With few immediate suitors, Pinnacle, which bought Wish-Bone salad dressing last year, will go back to making more purchases of its own, Barclays Plc said.

Hunting Hillshire

Hillshire’s shareholders weren’t pleased with the deal, and the sausage maker’s shares dropped as much as 7.4 percent after the deal was made public May 12.

Just two weeks later, those plans began to unravel as Hillshire received bids from both Pilgrim’s Pride Corp. and Tyson Foods Inc., whose offers are contingent on it not buying Pinnacle.

Analysts including Farha Aslam of Stephens Inc. have concluded that the Pinnacle transaction is probably off the table now.

Today, Hillshire said it authorized talks with its two suitors after Pilgrim’s Pride increased its bid. The company said it’s not making any recommendation regarding either of the competing proposals, and that it wasn’t withdrawing or altering its recommendation regarding the planned purchase of Pinnacle.

‘Whipsaw’ Situation

Pinnacle shares have lost almost 8 percent since May 12. They closed at $31.75 yesterday, about 29 percent below the value of Hillshire’s offer. Today, Pinnacle rose 3.2 percent to $32.77, while Hillshire rallied 9.5 percent to $58.65.

“It definitely is a whipsaw, but not one that Pinnacle can’t recover from,” Aslam said in a phone interview from New York. “Fortunately, the whole thing was a two- to three-week process,” so it didn’t disrupt Pinnacle’s business much.

Other suitors are unlikely to emerge for Pinnacle, at least right now, according to Shea of Bloomberg Industries, which said industry buyers have been more attracted to pure-play companies.

Also, Pinnacle gets 26 percent of its revenue from Wal-Mart Stores Inc., which is an outlet that most food suppliers already have plenty of exposure to, he said. And almost all of Pinnacle’s sales are generated in the U.S., so it wouldn’t expand a domestic company’s geographic footprint, data compiled by Bloomberg show.

Maple Syrup

There’s also a greater desire for products that are found along the outer edges of grocery stores, such as yogurt, deli meats, salads and convenient frozen options, versus the canned and boxed items sold in the center of stores, said Shea. While Pinnacle does make frozen foods, many of its product offerings are condiments, maple syrup and baking products.

If the deal with Hillshire is shelved, Pinnacle will likely go back to making purchases and consolidating the packaged-foods industry, Andrew Lazar, a New York-based analyst at Barclays, wrote in a report last week. Pinnacle has acquired brands such as Birds Eye in 2009 and Unilever’s Wish-Bone last year.

One way Blackstone can dilute its stake is for Pinnacle to make a sizeable acquisition using a Reverse Morris Trust, similar to what J.M. Smucker Co. and Folgers did in 2008, said Aslam of Stephens. In a Reverse Morris Trust, the seller spins off a unit, which is then merged with the acquiring company by swapping stock.
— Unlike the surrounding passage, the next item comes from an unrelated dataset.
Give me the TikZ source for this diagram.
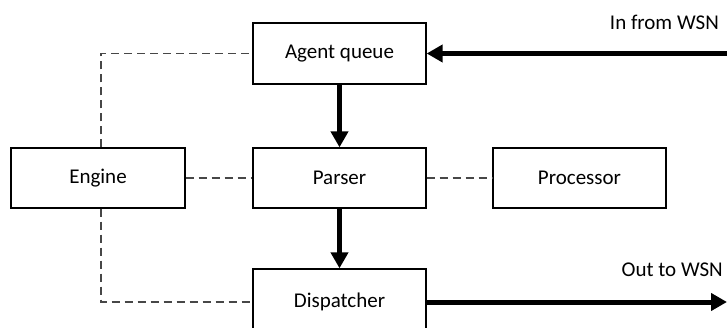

Blackstone has already recouped about $557 million of its $674 million Pinnacle investment through share sales and dividends, according to regulatory filings.

Deal Fuel

The breakup fee Pinnacle is owed gives it more firepower to pursue its own acquisitions and grow its brands, according to Sandy Villere III, a New Orleans-based fund manager at Villere & Co., which oversees $3.4 billion and owns Pinnacle stock.

“There are no buyers that I see coming along for Pinnacle now,” Villere said in a phone interview. “It’s back to business as usual. But I really like the Pinnacle business and think they’re going to do well over time. Now they’ve got an extra $163 million to execute.”